En política y economía se recurre a vocablos ambivalentes
que dulcifican la dureza de las medidas que se quieren implementar para así
evitar su rechazo o la contestación de los que han de acatarlas. José Luis
Rodríguez Zapatero, el anterior Presidente del Gobierno, no utilizó la palabra
crisis hasta que la “desaceleración económica” le obligó efectuar la mayor
reducción del gasto jamás acometida hasta ese momento en el país. Y, hoy, es
Mariano Rajoy, el actual inquilino del Palacio de la Moncloa , quien insiste
machaconamente en el término “ajustes” para describir los recortes que está
realizando en todas las partidas presupuestarias, con tal de reducir el déficit
de las cuentas públicas al porcentaje (4,4% del PIB) que decide Bruselas o, más
concretamente, Alemania, país que controla el “grifo” de la financiación a
través del Banco Central Europeo. Por eso se le obedece sin discusión.
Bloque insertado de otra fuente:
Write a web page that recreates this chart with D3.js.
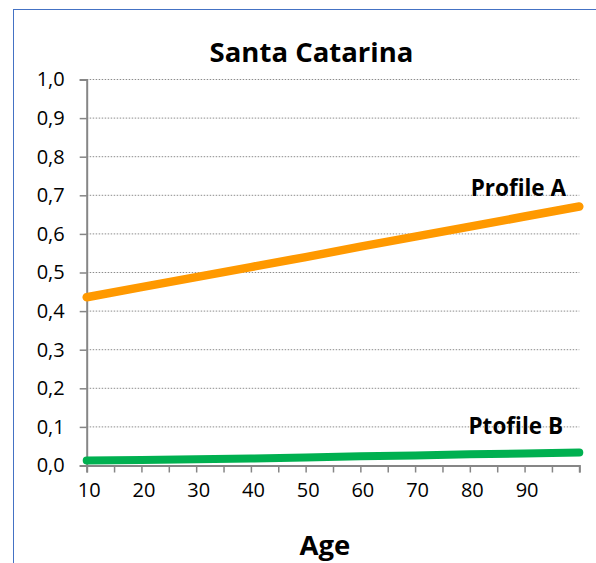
<!DOCTYPE html>
<html>
<head>
<meta charset="utf-8">
<script src="https://cdn.jsdelivr.net/npm/d3@7"></script>
<style>
  html, body { margin: 0; padding: 0; background: #fff; }
  svg { display: block; font-family: "Open Sans", Lato, sans-serif; }
</style>
</head>
<body>
<svg id="chart" width="596" height="563"></svg>
<script>
// Ages and the two profile curves
const ages = [10, 20, 30, 40, 50, 60, 70, 80, 90, 100];
const profileA = [0.436, 0.462, 0.488, 0.514, 0.540, 0.567, 0.593, 0.619, 0.645, 0.671];
const profileB = [0.013, 0.014, 0.016, 0.018, 0.021, 0.024, 0.026, 0.029, 0.031, 0.034];

const yTicks = [0, 0.1, 0.2, 0.3, 0.4, 0.5, 0.6, 0.7, 0.8, 0.9, 1.0];
const xTickMarks = [10, 15, 20, 25, 30, 35, 40, 45, 50, 55, 60, 65, 70, 75, 80, 85, 90, 95, 100];
const xTickLabels = [10, 20, 30, 40, 50, 60, 70, 80, 90];

const titleText = "Santa Catarina";
const xTitle = "Age";
const labelA = "Profile A";
const labelB = "Ptofile B";

const svg = d3.select("#chart");
const FONT = "'Open Sans', Lato, sans-serif";

// outer frame
svg.append("rect")
  .attr("x", 13.5).attr("y", 9.5)
  .attr("width", 700).attr("height", 700)
  .attr("fill", "none")
  .attr("stroke", "#4472C4")
  .attr("stroke-width", 1);

const x = d3.scaleLinear().domain([10, 100]).range([86.7, 579.3]);
const y = d3.scaleLinear().domain([0, 1]).range([465.5, 79.5]);

// dotted gridlines
svg.append("g")
  .selectAll("line")
  .data(yTicks.slice(1))
  .join("line")
  .attr("x1", x(10)).attr("x2", x(100))
  .attr("y1", d => y(d)).attr("y2", d => y(d))
  .attr("stroke", "#8c8c8c")
  .attr("stroke-width", 1)
  .attr("stroke-dasharray", "1.5,1.5");

const fmt = d => d3.format(".1f")(d).replace(".", ",");

// y axis
const yAxis = svg.append("g")
  .attr("transform", `translate(${x(10)},0)`)
  .call(d3.axisLeft(y).tickValues(yTicks).tickFormat(fmt).tickSize(7).tickPadding(14));
yAxis.select(".domain").attr("stroke", "#868686").attr("stroke-width", 2);
yAxis.selectAll(".tick line").attr("stroke", "#868686").attr("stroke-width", 1.5);
yAxis.selectAll(".tick text")
  .attr("fill", "#000")
  .attr("dx", "-1")
  .style("font-family", FONT)
  .style("font-size", "20px");

// x axis: tick marks every 5, labels every 10
const xAxis = svg.append("g")
  .attr("transform", `translate(0,${y(0)})`)
  .call(d3.axisBottom(x).tickValues(xTickMarks)
    .tickFormat(d => xTickLabels.includes(d) ? d : "")
    .tickSize(7).tickPadding(10));
xAxis.select(".domain").attr("stroke", "#868686").attr("stroke-width", 2);
xAxis.selectAll(".tick text")
  .attr("fill", "#000")
  .attr("dx", "2")
  .style("font-family", FONT)
  .style("font-size", "20px");
xAxis.selectAll(".tick line").attr("stroke", "#868686").attr("stroke-width", 1.5);

// series lines
const line = d3.line()
  .x((d, i) => x(ages[i]))
  .y(d => y(d));

svg.append("path")
  .datum(profileB)
  .attr("d", line)
  .attr("fill", "none")
  .attr("stroke", "#00B050")
  .attr("stroke-width", 8)
  .attr("stroke-linecap", "round");

svg.append("path")
  .datum(profileA)
  .attr("d", line)
  .attr("fill", "none")
  .attr("stroke", "#FF9900")
  .attr("stroke-width", 8.5)
  .attr("stroke-linecap", "round");

// series labels
svg.append("text")
  .attr("x", 566).attr("y", 195.5)
  .attr("text-anchor", "end")
  .attr("font-weight", "bold")
  .attr("font-size", 22.5)
  .text(labelA);

svg.append("text")
  .attr("x", 563).attr("y", 433.5)
  .attr("text-anchor", "end")
  .attr("font-weight", "bold")
  .attr("font-size", 22.5)
  .text(labelB);

// title
svg.append("text")
  .attr("x", 311.5).attr("y", 61.5)
  .attr("text-anchor", "middle")
  .attr("font-weight", "bold")
  .attr("font-size", 27.5)
  .text(titleText);

// x axis title
svg.append("text")
  .attr("x", 325).attr("y", 555)
  .attr("text-anchor", "middle")
  .attr("font-weight", "bold")
  .attr("font-size", 27.5)
  .text(xTitle);
</script>
</body>
</html>
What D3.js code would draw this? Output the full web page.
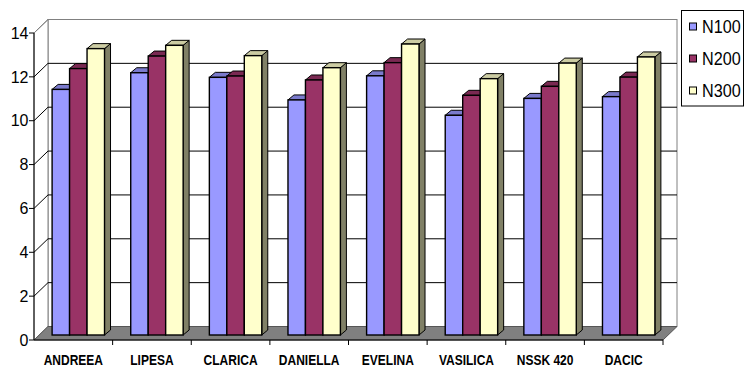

Y para que los ciudadanos no cuestionen tales iniciativas,
el Gobierno (cualquier gobierno) se escuda en las palabras para hacer más
digerible el purgante, pues las palabras nos embozan la realidad. Es por ello que los
“recortes” que nos empobrecen se tornan “ajustes” cuando hay que convencer a
la población de su necesidad, y la “eliminación” o limitación de determinados
servicios sociales se convierten en “reformas” que aseguran su
“sostenibilidad”. Así es, por ejemplo,
como la “reforma” de la educación y la sanidad contempla un recorte de 10.000
millones de euros, la no prestación sanitaria a los inmigrantes, el copago farmacéutico
a los pensionistas y el despido de miles de profesores interinos. Una vez más,
el lenguaje sirve como instrumento para enmascarar el mayor recorte al Estado
de Bienestar de la historia en España, sin que ello cause sonrojo. Es más, se
repite hasta la saciedad el uso inapropiado de cualquier vocablo o idea en la
confianza de que acabará siendo interpretado de acuerdo con la intención del
que lo propala. Una mentira mil veces repetida no cambia la realidad, pero sí
su percepción, como es harto sabido.
Pero mucho más grave que este abuso del lenguaje es el
vaciamiento que se comete con conceptos que han perdido su significación para
representar lo que al usuario le conviene, haciendo ininteligible el debate
público. Se trata de una crisis del vocabulario, que pasa totalmente
desapercibida, con fines espurios. Socavar la cohesión social en nombre de la
libertad (de mercado) sólo fortalece al estamento económico, no a la sociedad.
Pero si lo que se persigue es precisamente ello, no queda más remedio que
disfrazar el desmantelamiento del Estado de Bienestar con la inevitabilidad de
unas “reformas” y unos “ajustes” que se presentan como necesarios para su
sostenimiento. La realidad es obligada a acomodarse al lenguaje con que ha de percibirse
(no lo contrario, que sería lo lógico) mediante apelaciones a emociones (que
conmueven) en vez de argumentos racionales (explican), en virtud de un afán
reduccionista y maniqueo.
Por eso no es baladí la utilización de términos como
“ajustes”, “reformas” o “flexibilidad”, entre otros muchos. Remiten, antes que
a medidas para combatir la crisis, a un modelo de sociedad que no se ha
sometido a discusión pública para que los ciudadanos lo acepten o rechacen. Se hurta el debate ideológico con el pretexto de una crisis económica. Y
en democracia, los ciudadanos han de ser capaces de discutir y, al menos, comprender
los asuntos públicos para refrendarlos con su voto. Negarles ese derecho
mediante la manipulación del lenguaje es un claro ejercicio de negación de la
democracia, un sistema de convivencia que es garantía de libertad, por mucho
que se autoproclamen “liberales” (sólo en lo económico, naturalmente.) los
usuarios de un lenguaje tan torcido. ¡Qué ganas tengo de que Irene Lozano
analice el momento semántico que vivimos en la actualidad!